Here’s the SQL JOIN schema:
I have wrote about JOINs in the past, you can check it here (written in pt-br):
Another very good url to check on Joins: https://community.powerbi.com/t5/Data-Stories-Gallery/Visualizing-Merge-Join-Types-in-Power-BI/td-p/219906
The Joiner transformation accepts input from most transformations. However, consider the following limitations on the pipelines you connect to the Joiner transformation:
- You cannot use a Joiner transformation when either input pipeline contains an Update Strategy transformation.
- You cannot use a Joiner transformation if you connect a Sequence Generator transformation directly before the Joiner transformation.

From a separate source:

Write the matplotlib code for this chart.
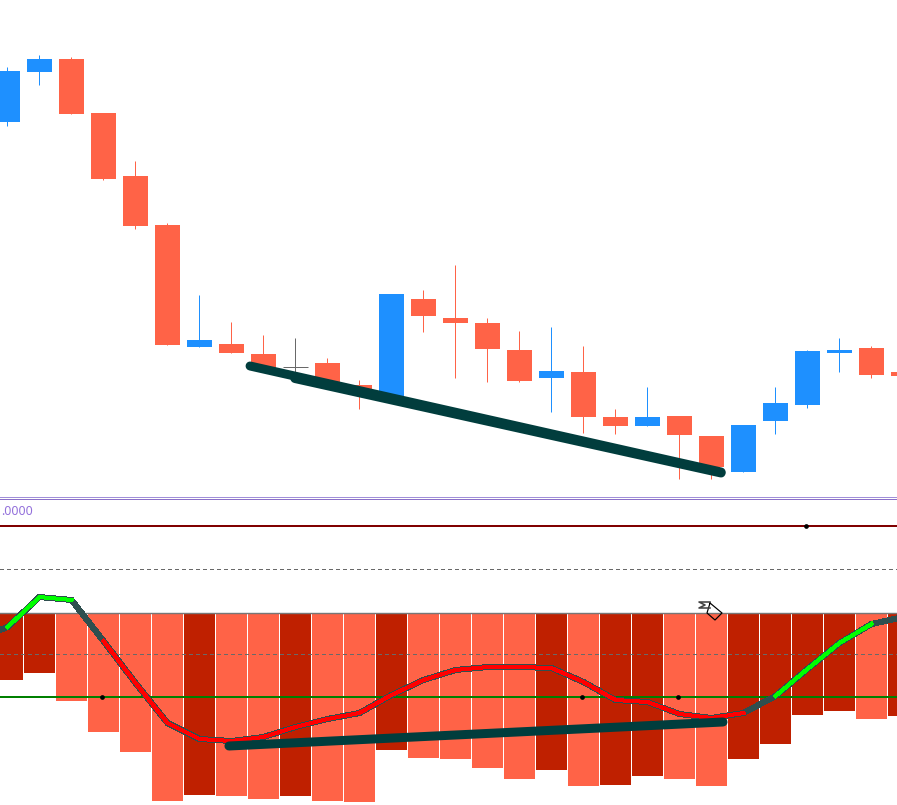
import matplotlib
matplotlib.use("Agg")
import matplotlib.pyplot as plt

opens = [122, 72, 59, 113, 176, 225, 347, 344, 354, 367, 363, 385, 396, 299, 318, 323, 350, 378, 372, 417, 426, 416, 436, 472, 421, 405, 353, 348, 372]
closes = [71, 59, 114, 179, 226, 345, 340, 353, 368, 367, 384, 392, 294, 316, 323, 349, 381, 371, 417, 426, 417, 435, 467, 425, 403, 351, 350, 375, 376]
highs = [67, 55, 57, 113, 161, 223, 295, 322, 335, 338, 358, 380, 294, 290, 265, 318, 331, 327, 346, 409, 387, 416, 436, 425, 387, 350, 338, 346, 372]
lows = [126, 85, 114, 180, 229, 345, 347, 353, 368, 372, 384, 409, 396, 332, 378, 382, 382, 412, 433, 434, 426, 479, 479, 472, 434, 408, 372, 378, 376]

hist_rows = [680, 673, 701, 732, 752, 801, 795, 796, 799, 796, 801, 802, 750, 758, 759, 768, 779, 770, 786, 785, 776, 779, 786, 759, 744, 715, 711, 719, 716]
hist_dark = [1, 1, 0, 0, 0, 0, 1, 0, 0, 1, 0, 0, 1, 0, 0, 0, 0, 1, 0, 1, 1, 0, 0, 1, 1, 1, 1, 0, 1]

# oscillator line, starts one bar left of the picture
osc_idx = list(range(-1, 29))
osc_rows = [640, 627, 597, 600, 641, 683, 723, 739, 741, 737, 727, 719, 713, 695, 680, 670, 667, 667, 668, 682, 700, 702, 714, 718, 713, 696, 669, 643, 624, 617]

level_zero = 612.5
level_red = 526
level_up = 569
level_down = 654
level_green = 697
dots_x = [2.95, 17.95, 20.95]
dot_red_x = [24.95]

trend_x = [[7.58, 22.3], [8.98, 22.3], [6.92, 22.36]]
trend_y = [[366, 472], [378.5, 473], [746, 722]]

# sigma cursor outline
sigma_x = [710, 699, 705, 699, 710]
sigma_y = [602, 602, 605, 608, 608]
arrow_x = [710, 722, 715, 707, 710]
arrow_y = [603, 613, 620, 613, 603]

TOMATO = "#ff6347"
BLUE = "#1e90ff"
DARK = "#bf2000"
TEAL = "#013d3d"
SLATE = "#2f4f4f"
GREY = "#696969"
px = 0.72
wick_shift = 0.6 / 32

fig = plt.figure(figsize=(8.97, 8.05), dpi=100)
ax = fig.add_axes([0, 0, 1, 1])
ax.set_xlim(-7.5 / 32, 889.5 / 32)
ax.set_ylim(805, 0)
ax.axis("off")

# candles
for i in range(len(opens)):
    if closes[i] < opens[i]:
        col = BLUE
    elif closes[i] > opens[i]:
        col = TOMATO
    else:
        col = GREY
    ax.vlines(i - wick_shift, highs[i], lows[i], color=col, lw=px, zorder=2)
    if col == GREY:
        ax.hlines(opens[i], i - 12.5 / 32, i + 12.5 / 32, color=col, lw=px, zorder=2)
    else:
        top = min(opens[i], closes[i])
        ax.bar(i, abs(closes[i] - opens[i]), bottom=top, width=25 / 32, color=col, lw=0, zorder=3)

# histogram
for i in range(len(hist_rows)):
    col = DARK if hist_dark[i] else TOMATO
    ax.bar(i, hist_rows[i] - level_zero, bottom=level_zero, width=31 / 32, color=col, lw=0, zorder=2)

# pane separator
ax.axhline(497, color="#a08fd8", lw=px, zorder=1)
ax.axhline(499, color="#8a70c8", lw=px, zorder=1)

# levels
ax.axhline(level_red, color="#800000", lw=2 * px, zorder=3)
ax.axhline(level_up, color=GREY, lw=px, ls=(0, (4, 3)), antialiased=False, zorder=3)
ax.axhline(level_down, color=GREY, lw=px, ls=(0, (4, 3)), antialiased=False, zorder=3)
ax.axhline(level_zero, color="#777777", lw=1.4 * px, zorder=3)
ax.axhline(level_green, color="#008000", lw=2 * px, zorder=3)
ax.plot(dots_x, [level_green] * len(dots_x), "o", color="black", ms=3.4, mew=0, zorder=4)
ax.plot(dot_red_x, [level_red] * len(dot_red_x), "o", color="black", ms=3.4, mew=0, zorder=4)

# oscillator
ax.plot(osc_idx, osc_rows, color=SLATE, lw=5 * px, antialiased=False, solid_joinstyle="miter", zorder=5)
ax.plot(osc_idx[1:4], osc_rows[1:4], color="#00ff00", lw=3 * px, antialiased=False, zorder=6)
ax.plot(osc_idx[4:25], osc_rows[4:25], color="#ff0000", lw=3 * px, antialiased=False, zorder=6)
ax.plot(osc_idx[25:29], osc_rows[25:29], color="#00ff00", lw=3 * px, antialiased=False, zorder=6)

# hand drawn trend lines
for tx, ty in zip(trend_x, trend_y):
    ax.plot(tx, ty, color=TEAL, lw=9 * px, solid_capstyle="round", zorder=7)

# overlay in screen pixels for the label and the mouse cursor
over = fig.add_axes([0, 0, 1, 1])
over.set_xlim(0, 897)
over.set_ylim(805, 0)
over.axis("off")
over.patch.set_alpha(0)
over.text(1, 511, ".0000", color="#9370db", family="Noto Sans", fontsize=8.9, va="center", ha="left")
over.plot(arrow_x, arrow_y, color="black", lw=1.2 * px, zorder=9)
over.plot(sigma_x, sigma_y, color="#444444", lw=1.6 * px, zorder=10)

fig.savefig("out.png", dpi=100)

Important to know: The Joiner transformation does not match null values. If ports being used on join condition both contains null values, then Powercenter (Integration Service) does not consider them a match and does not join the two rows. To join rows with null values, replace null input with default values, and then join on the default values.
Hands on – Joiner Transformation
Before starting creating our mappings and joiner transformations, let’s understand our data. We have 3 tables: one in a SQL database, and two flat files.
SQL source, CustomerBase table, 91 rows.
Flat file, CustomerSalary, csv file, 9 rows.
Flat file, CustomerAddress, csv file, 5 rows.
For our normal join we have CustomerBase and CustomerSalary, SQL and Flat file, joined together. The target is a SQL table.
Expected result is 9 rows, because CustomerSalary only have 9 rows and its a normal join (inner). The join condition is on CustomerID = CustomerID1. Be aware of data types when setting up the condition ports.
Here is something worth noticing, the Master table. For this example master is CustomerSalary.
Always try to use the table with lesser rows as master, because Powercenter (integration services) compares each row of the master against detail.
- To improve performance for an unsorted Joiner transformation, use the source with fewer rows as the master source.
- To improve performance for a sorted Joiner transformation, use the source with fewer duplicate key values as the master.
Since CustomerSalary has 9 rows against 91 from CustomerBase, performance wise CustomerSalary should be Master.
Of course, this is a simple example, but you can use more ports, more fields in your condition field to set the join condition. But be aware that, if you use multiple ports in the join condition, the Integration Service compares the ports in the order you specify, and it will be slower.
Here’s the result of this mapping after we executed it’s workflow:
Three table joins
Joiner Transformation can join only two tables at a time. If you want to make it work with 3 tables you will have to do this:
Here I added our final table, CustomerAddress, from our csv flat file. Notice that I have added a new Joiner Transformation, dragged the ports from our first joiner transformation to this new transformation, and then added all ports from our CustomerAddress source.
The condition being used on this second joiner transformation is CustomerID2 = CustomerID, being CustomerID2 from the new added source CustomerAddress, and CustomerID being our ID from the SQL database source.
I have also changed the join behavior for this second joiner transformation. While we have NORMAL join in our first joiner, on this second one I opted for a Master Outer Join.
Here, once again, my master is that table which has the lower number of rows, meaning that CustomerAddress, that has only 5 rows, goes as master here.
A quick recap on Master outer join does:
By doing that I ensure that I will end up with all my 9 rows, same as the first mapping we had, but this time I will also have address data whenever it applies, and since we only have 5 rows worth of address data, we are going to end up with 9 total rows, being 5 with address and 4 will null values for address columns.
Here’s how this mapping return after the workflow is executed:
Sorting data before joining
It is recommended to sort your data before performing a Join.
Unsorted joiner : when Powercenter performs unsorted join it read all master rows before it read details rows, so Powercenter blocks details rows while caching master rows, this is to make sure there is no altering of details while master is being handled. After master is cached, details are released from block.
Sorted joiner: when data is sorted Powercenter blocks data based on our mapping configuration. This blocking logic is only possible if master and detail that form the joiner transformation comes from different sources. If the blocking logic can not be performed, it instead store more rows in cache. Sorted joiner can be much faster if the blocking logic applies.
I created our first version of NORMAL join, but this time using sort transformations prior to our joiner transformation.
Be aware that it is also required to check the SORTED INPUT in your joiner transformation properties tab.